Business intelligence forging new place in organizations

Figuring out what exactly business intelligence means today can be a challenge. It's no longer the staid group of solutions that could only yield insights from a small amount of structured data sources, but exactly what it has become is a bit unclear. Fortunately, it still has plenty to offer, and leaders who determine the ways in which analytics could help them may be primed to take their companies beyond less data-driven rivals in the months and years ahead. The addition of features such as mobility, self-service and big data access to the fold has given new life to the science of BI.

The current role
A recent Business 2 Community overview by consultant Denise Drummond-Dunn delved into the many different elements of running analytics within a modern company. She explained, for instance, that BI functions best when the questions it is assigned to solve are of a certain level of quality. This can be achieved by setting experts to the task, perhaps including market researchers. Drummond-Dunn posited that since researchers are adept at making predictions based on information gathered from a vast variety of employee input, they are poised to participate in the new style of BI, less one-dimensional and more capable of delivering actionable insights.
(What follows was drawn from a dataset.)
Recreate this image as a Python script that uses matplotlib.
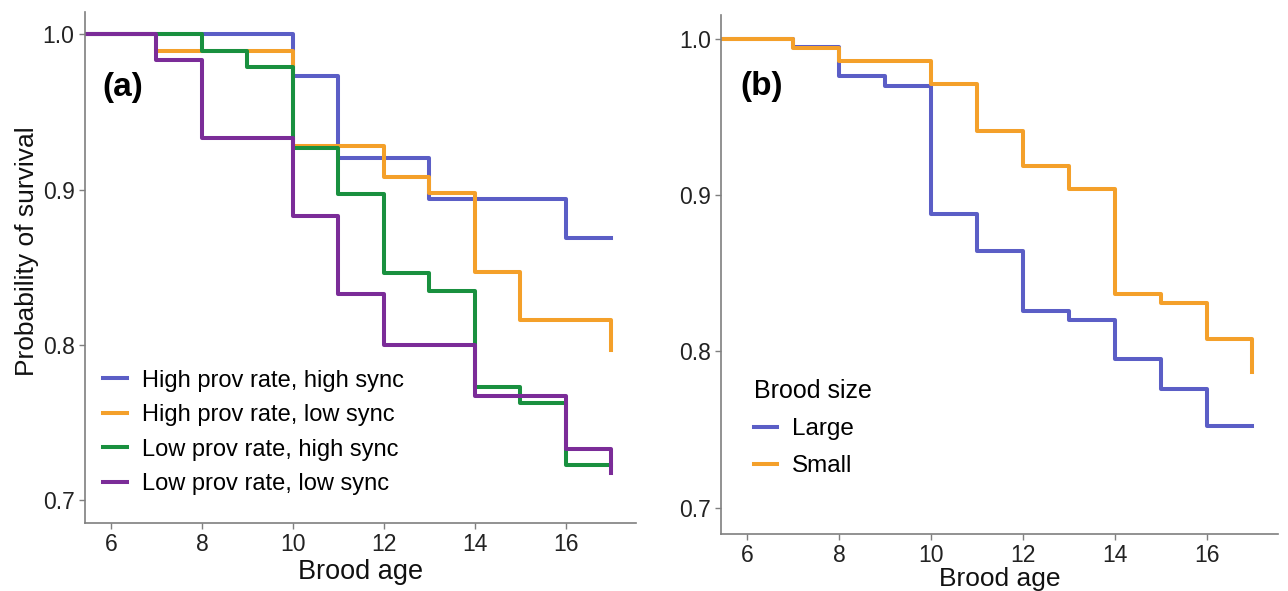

Drummond-Dunn also stated that dashboards are a key element of the new style of BI. This way of presenting data is more instantly actionable than old-fashioned reports that contained facts but were less visually compelling. Leaders who look at data don't want to spend a long time pondering the numbers. They want to use that content to take action and choose what's next for the company. That means learning the gist of the content as quickly as they can, and that in turn means dashboards. The author posited that next, firms must extend this level of access to more employees.

The future calls for software
Dealing with the demands of next-generation BI means having the right software suites in place, just as much as it requires vast reserves of content and a well-trained workforce. Fortunately, software developers are working with these requirements in mind. Programs such as Necto 14 contain features that may have seemed hopelessly futuristic as recently as a few years ago. Whether leaders are most interested in extending insights to a wide variety of employees, dialing up visual accompaniment for their figures or making this all available on the go, this type of solution can deliver the functionality and keep the BI process evolving over time.